We needed to get the text files off the website in the most efficient manner and the code above is our most effective manner. We had to create a python script that would look through each of the seasons and only take 1, 10, 20, and 30 and then convert the certain HTML code in which the texts were stored and then turn that into a text file using the name of the episode and season.

The Issues

It all sounds fine and dandy, like we just wrote out of the blue. But, it took a lot of time and Googling to figure it all out. It could’ve been faster to take all episodes and copy and paste them into separate text files but nah… this was way cooler!... but much harder.

The XML

XML File Snippet

The XML was critical to actually find any numbers. We thought about it for about a week coming up with what we wanted to find and how exactly we wanted to do it and then we went with Finding and Replacing.

The Issues

We still dealt with a lot of bugs in the words. Some are still around within the code. Things such as: foreign letter accents. ASCII characters.
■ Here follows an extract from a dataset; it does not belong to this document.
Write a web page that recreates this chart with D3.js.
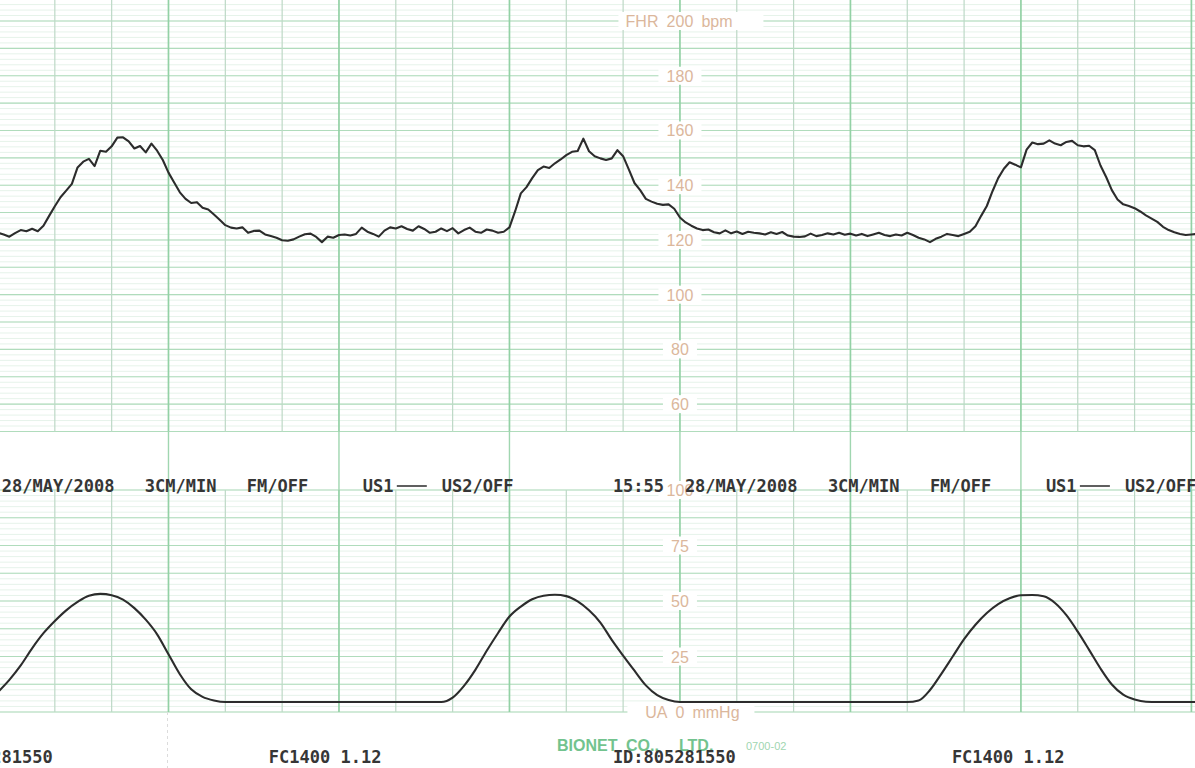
<!DOCTYPE html>
<html>
<head>
<meta charset="utf-8">
<script src="https://cdn.jsdelivr.net/npm/d3@7"></script>
<style>
  body { margin: 0; background: #fff; }
  svg { display: block; }
</style>
</head>
<body>
<div id="chart"></div>
<script>
const w = 1195;
const h = 768;

// FHR trace, one sample every 2 s (bpm)
const fhrStep = 2;
const fhrBpm = [
  122.6, 122, 121.2, 122.5, 123.6, 123.2, 124.1, 123.2, 125.2, 128.8,
  132.3, 135.6, 138, 140.5, 146.5, 148.6, 149.6, 147, 152.6, 152.2,
  154.2, 157.4, 157.5, 156, 153.4, 154.3, 152, 155.2, 152.6, 149.2,
  144.6, 141, 137.4, 135, 133.5, 133.8, 131.8, 131.1, 129.3, 127.4,
  125.4, 124.5, 124.2, 124.6, 122.6, 123.3, 123.4, 122, 121.4, 120.8,
  119.9, 119.7, 120.2, 121.2, 122.1, 122.3, 121.1, 119.2, 121.2, 120.8,
  121.8, 122, 121.6, 122.2, 124.5, 123, 122.2, 121.2, 123.4, 124.6,
  124.2, 125, 124, 123.4, 125, 124, 122.6, 123, 124.2, 123.2,
  124.3, 122.4, 123.6, 124.5, 123, 122.6, 123.8, 123.4, 122.6, 123,
  124.6, 130.5, 137, 139.3, 142.6, 145.5, 146.8, 146.3, 148, 149.4,
  151, 152.2, 152.5, 157, 152.4, 150.6, 149.8, 149.2, 149.8, 152.8,
  150.6, 145.8, 140.8, 138.2, 135, 134, 133.2, 132.8, 133, 131.4,
  128.2, 126.4, 125.2, 124.2, 123.6, 123.8, 122.8, 122.4, 123.5, 122.4,
  123.1, 122.2, 123, 122.6, 122.4, 122, 122.8, 122.2, 122.9, 121.6,
  121.2, 121.1, 121.3, 122.3, 121.4, 121.8, 122.4, 122, 122.6, 121.9,
  122.3, 121.6, 122.2, 121.4, 122, 122.6, 121.8, 121.4, 122, 121.6,
  122.6, 121.8, 120.8, 120.2, 119.2, 120.4, 121.2, 122.2, 121.8, 121.4,
  122.2, 123, 125, 128.8, 132.4, 137.8, 142.6, 146, 148.4, 147.5,
  146.5, 153, 155.6, 155, 155.2, 156.4, 155.2, 154.6, 155.8, 156.2,
  154.6, 154.2, 154.4, 152.8, 147.2, 143, 138.2, 134.8, 133, 132.4,
  131.6, 130.4, 129, 127.8, 126.6, 124.8, 123.6, 122.8, 122.2, 121.8,
  122, 122.2
];

// uterine activity, one sample every 4 s (mmHg)
const uaStep = 4;
const uaMmHg = [
  9, 14.5, 21, 28.7, 35.5, 41, 45.8, 49.6, 52.4, 53.2,
  52.6, 50.6, 46.8, 41.6, 35, 26, 17, 10.2, 6.8, 5.2,
  4.5, 4.5, 4.5, 4.5, 4.5, 4.5, 4.5, 4.5, 4.5, 4.5,
  4.5, 4.5, 4.5, 4.5, 4.5, 4.5, 4.5, 4.5, 4.5, 4.5,
  6.5, 11.8, 19, 27.6, 35.6, 43, 47.5, 50.8, 52.4, 52.8,
  52.2, 49.8, 45.8, 40.3, 32.5, 25.4, 18.6, 12, 7.6, 5.4,
  4.5, 4.5, 4.5, 4.5, 4.5, 4.5, 4.5, 4.5, 4.5, 4.5,
  4.5, 4.5, 4.5, 4.5, 4.5, 4.5, 4.5, 4.5, 4.5, 4.5,
  4.5, 5.2, 9.9, 17.2, 25, 32.8, 39.3, 44.6, 48.6, 51.2,
  52.6, 52.7, 52.1, 49.1, 43.6, 36.2, 28, 19.6, 12.4, 7.8,
  5.6, 4.6, 4.5, 4.5, 4.5, 4.5, 4.5
];

// scale labels printed on the paper
const fhrTicks = [200, 180, 160, 140, 120, 100, 80, 60];
const uaTicks = [100, 75, 50, 25, 0];

// printer annotations (seconds where each stamp starts)
const stampTimes = [-24, 216.4];
const stampClock = ['15:51', '15:55'];
const headerFields = ['28/MAY/2008', '3CM/MIN', 'FM/OFF', 'US1', 'US2/OFF'];
const footerFields = ['ID:805281550', 'FC1400 1.12'];

// layout
const headerOffsets = [72, 215, 317, 433, 512];
const footerOffsets = [0, 339];
const labelTime = 240;

const svg = d3
  .select('#chart')
  .append('svg')
  .attr('width', w)
  .attr('height', h)
  .style('background-color', '#fff');

const x = d3.scaleLinear().domain([0, 421.3]).range([-2, 1195.1]);
const yF = d3.scaleLinear().domain([50, 200]).range([431.5, 21]);
const yU = d3.scaleLinear().domain([0, 100]).range([712, 490]);

const grid = svg.append('g').attr('id', 'grid');

// faint 1 mm lines
grid
  .selectAll('line.fF')
  .data(d3.range(50, 208, 2))
  .enter()
  .append('line')
  .attr('x1', 0)
  .attr('x2', w)
  .attr('y1', d => yF(d))
  .attr('y2', d => yF(d))
  .attr('stroke', '#e6f3ea')
  .attr('stroke-width', 1);

grid
  .selectAll('line.fU')
  .data(d3.range(0, 101, 2.5))
  .enter()
  .append('line')
  .attr('x1', 0)
  .attr('x2', w)
  .attr('y1', d => yU(d))
  .attr('y2', d => yU(d))
  .attr('stroke', '#e6f3ea')
  .attr('stroke-width', 1);

// half-cm lines
grid
  .selectAll('line.mF')
  .data(d3.range(50, 208, 10))
  .enter()
  .append('line')
  .attr('x1', 0)
  .attr('x2', w)
  .attr('y1', d => yF(d))
  .attr('y2', d => yF(d))
  .attr('stroke', '#b0dcbc')
  .attr('stroke-width', 1.1);

grid
  .selectAll('line.mU')
  .data(d3.range(0, 101, 12.5))
  .enter()
  .append('line')
  .attr('x1', 0)
  .attr('x2', w)
  .attr('y1', d => yU(d))
  .attr('y2', d => yU(d))
  .attr('stroke', '#b0dcbc')
  .attr('stroke-width', 1.1);

// vertical lines, every 20 s, heavier every minute
const vTimes = d3.range(0, 422, 20);
vTimes.forEach(t => {
  const major = t % 60 === 0;
  const col = major ? '#93d1a5' : '#bdd8c6';
  const sw = major ? 1.7 : 1.2;
  grid.append('line')
    .attr('x1', x(t)).attr('x2', x(t))
    .attr('y1', 0).attr('y2', yF(50))
    .attr('stroke', col).attr('stroke-width', sw);
  grid.append('line')
    .attr('x1', x(t)).attr('x2', x(t))
    .attr('y1', yU(100)).attr('y2', yU(0))
    .attr('stroke', col).attr('stroke-width', sw);
  if (major) {
    grid.append('line')
      .attr('x1', x(t)).attr('x2', x(t))
      .attr('y1', yF(50)).attr('y2', yU(100))
      .attr('stroke', '#a0d6b0').attr('stroke-width', 1.4);
  }
});

// fold perforation below the paper grid
svg.append('line')
  .attr('x1', x(60) - 1).attr('x2', x(60) - 1)
  .attr('y1', yU(0)).attr('y2', h)
  .attr('stroke', '#dcdcdc')
  .attr('stroke-dasharray', '3,3');

// scale labels on the 4-minute line
const labelColor = '#dbb79c';
const lx = x(labelTime);
const labels = svg.append('g').attr('id', 'scale-labels')
  .style('font-family', '"Liberation Sans", Arial, sans-serif')
  .style('font-size', '16px')
  .attr('fill', labelColor);

function scaleLabel(yPos, val, pre, post) {
  const half = String(val).length * 4.5;
  let left = lx - half - 8;
  let right = lx + half + 8;
  if (pre) left = lx - half - 48;
  if (post) right = lx + half + 70;
  labels.append('rect')
    .attr('x', left).attr('y', yPos - 9)
    .attr('width', right - left).attr('height', 18)
    .attr('fill', '#fff');
  labels.append('text')
    .attr('x', lx).attr('y', yPos + 6)
    .attr('text-anchor', 'middle')
    .text(val);
  if (pre) {
    labels.append('text')
      .attr('x', lx - half - 8).attr('y', yPos + 6)
      .attr('text-anchor', 'end')
      .text(pre);
  }
  if (post) {
    labels.append('text')
      .attr('x', lx + half + 8).attr('y', yPos + 6)
      .text(post);
  }
}

fhrTicks.forEach(v => {
  if (v === 200) scaleLabel(yF(v), v, 'FHR', 'bpm');
  else scaleLabel(yF(v), v);
});
uaTicks.forEach(v => {
  if (v === 0) scaleLabel(yU(v), v, 'UA', 'mmHg');
  else scaleLabel(yU(v), v);
});

// pre-printed maker line
const maker = svg.append('g')
  .attr('fill', '#72c38e')
  .style('font-family', '"Liberation Sans", Arial, sans-serif');
maker.append('text')
  .attr('x', 557).attr('y', 751)
  .style('font-size', '16px').style('font-weight', 'bold')
  .text('BIONET');
maker.append('text')
  .attr('x', 626).attr('y', 751)
  .style('font-size', '16px').style('font-weight', 'bold')
  .text('CO.,');
maker.append('text')
  .attr('x', 679).attr('y', 751)
  .style('font-size', '16px').style('font-weight', 'bold')
  .text('LTD.');
maker.append('text')
  .attr('x', 746).attr('y', 750)
  .style('font-size', '11px')
  .attr('fill', '#9fd6b1')
  .text('0700-02');

// traces
const fhrLine = d3.line()
  .x((d, i) => x(i * fhrStep))
  .y(d => yF(d));

svg.append('path')
  .datum(fhrBpm)
  .attr('d', fhrLine)
  .attr('fill', 'none')
  .attr('stroke', '#2c2c2c')
  .attr('stroke-width', 2.1)
  .attr('stroke-linejoin', 'round');

const uaLine = d3.line()
  .x((d, i) => x(i * uaStep))
  .y(d => yU(d))
  .curve(d3.curveMonotoneX);

svg.append('path')
  .datum(uaMmHg)
  .attr('d', uaLine)
  .attr('fill', 'none')
  .attr('stroke', '#2c2c2c')
  .attr('stroke-width', 2.1);

// printer text
const printer = svg.append('g')
  .attr('fill', '#363636')
  .style('font-family', '"DejaVu Sans Mono", "Liberation Mono", monospace')
  .style('font-weight', 'bold')
  .style('font-size', '17px');

stampTimes.forEach((t, k) => {
  const sx = x(t) - x(0) - 2;
  printer.append('text').attr('x', sx).attr('y', 492).text(stampClock[k]);
  headerFields.forEach((f, j) => {
    printer.append('text')
      .attr('x', sx + headerOffsets[j])
      .attr('y', 492)
      .text(f);
  });
  printer.append('line')
    .attr('x1', sx + 467).attr('x2', sx + 497)
    .attr('y1', 486).attr('y2', 486)
    .attr('stroke', '#363636').attr('stroke-width', 1.6);
  footerFields.forEach((f, j) => {
    printer.append('text')
      .attr('x', sx + footerOffsets[j])
      .attr('y', 763)
      .text(f);
  });
});
</script>
</body>
</html>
Just little things that really shot down some ideas that line counts and especially how Season 1 is a completely different setup than the others.

The Schema

                
start = xml
xml = element xml {txt}
txt = element txt {metadata?,  mixed{(stage | fam |music | catchphrase | person | location)*}}
metadata = element metadata {ep?, mixed { date* , runtime* , stage*}}
date = element date {text}
runtime = element runtime {text}
ep = element ep {mixed{(epTitle, szn, epNum)*}}
epTitle = element epTitle {mixed {fam* , person* , catchphrase* , location*}}
szn = element szn {text}
epNum = element epNum {text}
stage = element stage {mixed {fam* , location* , person*}}
fam = element fam {text | person*}
music = element music {mixed {stage* , location* , fam* , person*}}
catchphrase = element catchphrase {mixed {person*}}
person = element person {text}
location = element location {text}

The RNG Schema was used to set the structure of our XML files. The tag hierarchy was fairly simple and made up of a small set of tags which made our schema simple yet tag the information we needed for the project.

The Issues

There was only one problem which came from working on the RNG Schema, the original draft had a few problems with mixed syntax which was easily fixed. With this problem solved the schema was complete with no other problems.